The Undocumented Americans (2020) by Karla Cornejo Villavicencio
“Writer Karla Cornejo Villavicencio was on DACA when she decided to write about being undocumented for the first time using her own name. It was right after the election of 2016, the day she realized the story she’d tried to steer clear of was the only one she wanted to tell. So she wrote her immigration lawyer’s phone number on her hand in Sharpie and embarked on a trip across the country to tell the stories of her fellow undocumented immigrants—and to find the hidden key to her own.”
The Distance Between Us : A Memoir (2013) by Reyna Grande
“When Reyna Grande’s father leaves his wife and three children behind in a village in Mexico to make the dangerous trek across the border to the United States, he promises he will soon return from ‘El Otro Lado’ (The Other Side) with enough money to build them a dream house where they can all live together. His promises become harder to believe as months turn into years. When he summons his wife to join him, Reyna and her siblings are deposited in the already overburdened household of their stern, unsmiling grandmother. The three siblings are forced to look out for themselves; in childish games they find a way to forget the pain of abandonment and learn to solve very adult problems. When their mother at last returns, the reunion sets the stage for a dramatic new chapter in Reyna’s young life: her own journey to ‘El Otro Lado’ to live with the man who has haunted her imagination for years, her long-absent father.”

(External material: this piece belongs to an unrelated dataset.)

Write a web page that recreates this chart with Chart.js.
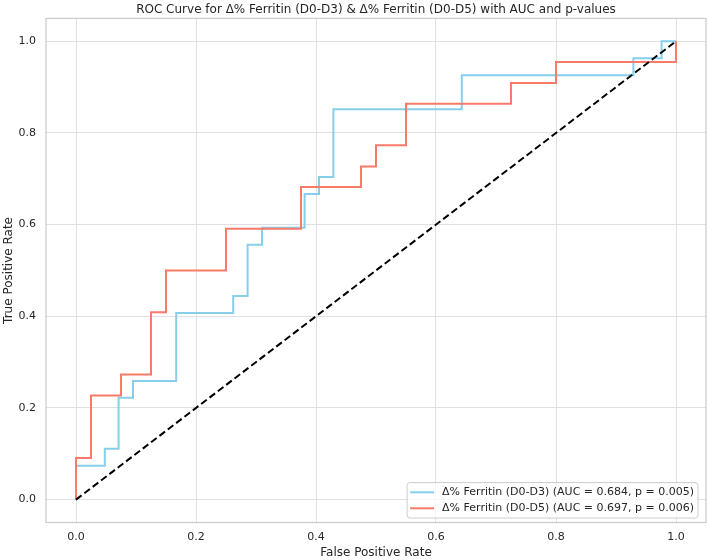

Black Dove : Mama, Mi’jo, and Me (2016) by Ana Castillo
“Black Dove: Mamá, Mi’jo, and Me looks at what it means to be a single, brown, feminist parent in a world of mass incarceration, racial profiling, and police brutality. Through startling humor and love, Castillo weaves intergenerational stories traveling from Mexico City to Chicago. And in doing so, she narrates some of America’s most heated political debates and urgent social injustices through the oft-neglected lens of motherhood and family.”
Violence Girl : East L.A. Rage to Hollywood Stage : A Chicana Punk Story (2011) by Alice Bag
“The proximity of the East L.A. barrio to Hollywood is as close as a short drive on the 101 freeway, but the cultural divide is enormous. Born to Mexican-born and American-naturalized parents, Alicia Armendariz migrated a few miles west to participate in the free-range birth of the 1970s punk movement. Alicia adopted the punk name Alice Bag, and became lead singer for The Bags, early punk visionaries who starred in Penelope Spheeris’ documentary.” -The Decline of Western Civilization.